5.That the defendants do everything within their power  to assign all their interest in the lease of the  premises at 15 Hardware Street, Melbourne to the  first-named plaintiff.

  1. Having considered the material filed in the court by the parties, it is clear that there are serious issues to be tried in the proceeding.  However, there are a number of reasons why I consider it is inappropriate to grant the injunctive relief sought by the plaintiffs.

  1. In the first place, I consider that the delay which has occurred since the dispute between the parties first surfaced is of itself sufficient to cause the plaintiffs to lose their right to injunctive relief.  This dispute first arose at the latest in October 1999, and probably many, many months earlier when the defendants ceased paying the franchise fees they were required to to the plaintiffs and ceased paying for goods supplied to them by the plaintiffs.  That first occurred in April of 1999.  However, the plaintiffs did not take any action against the defendants in relation to their failure in that regard until they issued the proceeding they did in the Magistrates' Court at Melbourne, which is proceeding number M02338364.

  1. The defendants have now filed a defence and counterclaim to that proceeding.  By their defence and counterclaim the defendants have raised a number of matters which, if established at trial, could well entitle them to an award of damages in excess of the amount presently alleged by the plaintiffs to be outstanding to them.

  1. It is a very well established principle of law that injunctive relief will not be granted where there has been for a considerable time a violation by both a plaintiff and a defendant of the agreement in respect of which relief is sought.  In the second place, I am not persuaded that the plaintiffs' prospects of recovering an award of damages in excess of any award which might be made to the defendants on their counterclaim is such as to justify the grant of interlocutory relief.

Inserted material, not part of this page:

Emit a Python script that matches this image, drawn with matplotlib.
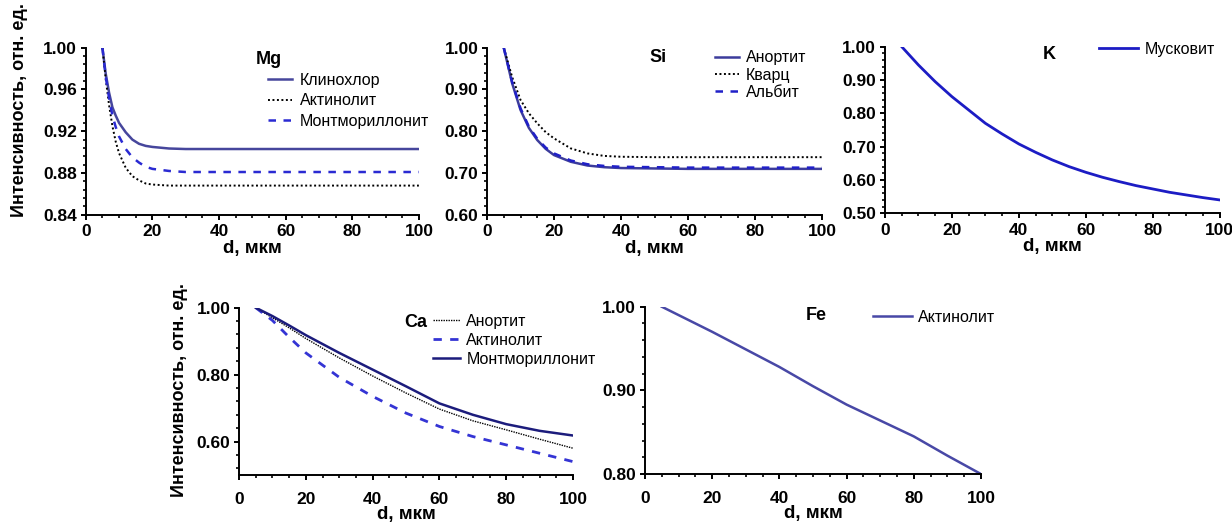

  1. In my opinion, it is strongly arguable that the first-named plaintiff in particular has been guilty of a breach of the assurances it gave to the defendants and other franchisees concerning the establishment of further Schwob's outlets thereby causing the defendants significant financial loss.  I refer in particular in that connection to the opening of the new outlet at 461 Bourke Street, Melbourne.  It follows from those facts that I do not have the confidence that the plaintiffs will be successful in the proceeding such as to justify the grant of interlocutory mandatory injunctive relief.

  1. Thirdly, the hardship which would be caused to the defendants and their employees if the injunctive relief were granted would, in my opinion, for outweigh any hardship caused to the plaintiffs by a refusal of their application.  That much is clear from paragraph 14 and following of the affidavit of the first-named defendant sworn 12 May 2000.

  1. Finally, if the plaintiffs are ultimately successful in the proceeding in the sense that the award of damages they recover is in excess of any award of damages recovered by the defendants, in my opinion the plaintiffs would be adequately compensated by such an award of damages.

  1. As to the application to transfer the Magistrates' Court proceeding to this court, I simply say that in my opinion there is no justification for adopting such a course.  The County Court has ample jurisdiction to hear and determine the dispute between the parties.

  1. Accordingly, the plaintiffs' summons filed in the court on 4 May 2000 will be dismissed with costs to be taxed and paid by the plaintiffs.

(Discussion ensued.)

  1. I reserve liberty to the parties to apply.